Born on 17 June 1869 in Clifton, Bristol, Fabian Ware attended the University of London and the University of Paris, where he obtained a Bachelier-es-Sciences.
By the time of the outbreak of the First World War in 1914, at the age of forty-five, Ware had already achieved distinction in several careers. He had originally been a teacher and a publicist on educational reform, before becoming Director of Education for the Transvaal in South Africa under Viscount Milner, who influenced his ideals of imperial co-operation. He was editor of the Morning Post and also an adviser to the Rio Tinto Company.
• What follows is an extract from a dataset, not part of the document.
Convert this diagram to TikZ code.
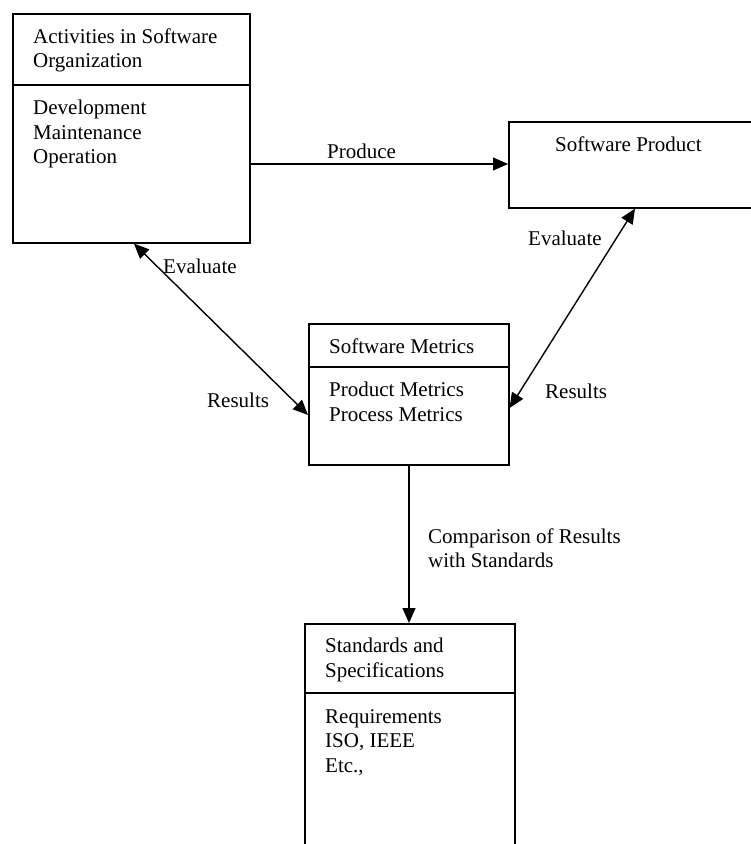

Ware was too old to fight and so offered his services to the British Red Cross. With Milner’s assistance, he was appointed as a commander of a mobile ambulance unit, provided by the British Red Cross Society. Ware became concerned with the lack of an organisation for marking and recording the graves of the fallen and strived to rectify this. In October 1915, Ware and the men under his command were transferred from the Red Cross to the Army, thus establishing the Graves Registration Commission. As early as 1916, Ware encouraged advice from distinguished horticulturalists at Kew and from some of the most famous architects of the time on how cemeteries and memorials should be designed to best commemorate the Commonwealth forces.
On 21 May 1917, Ware was appointed as Vice-Chairman of the Imperial War Graves Commission, established by Royal Charter. By the end of the war, Ware had been twice Mentioned in Dispatches and had been made the rank of Major-General. In 1920, he became a Knight of two orders in recognition of his work during the First World War. Sir Fabian Ware’s commitment and determination helped the organisation grow and establish itself as the official organisation for commemorating the Commonwealth forces who had died during the First World War.
Ware returned to the War Office following the outbreak of the Second World War to continue his duties for the Commission. Through the assistance of Winston Churchill, he also acquired an agreement for the Commission to keep a record of civilian casualties and to oversee the work of the Commission for commemorating Second World War casualties. Sir Fabian Ware retired from the position of Vice-Chairman in June 1948.
Major-General Sir Fabian Ware died on 29 April 1949, aged 79. He is buried in Holy Trinity Churchyard, Amberley, where his grave is marked with a Commission headstone. There also several commemorative plaques to his memory including in Westminster Abbey, Gloucestershire Cathedral and on the exterior of his former home in London.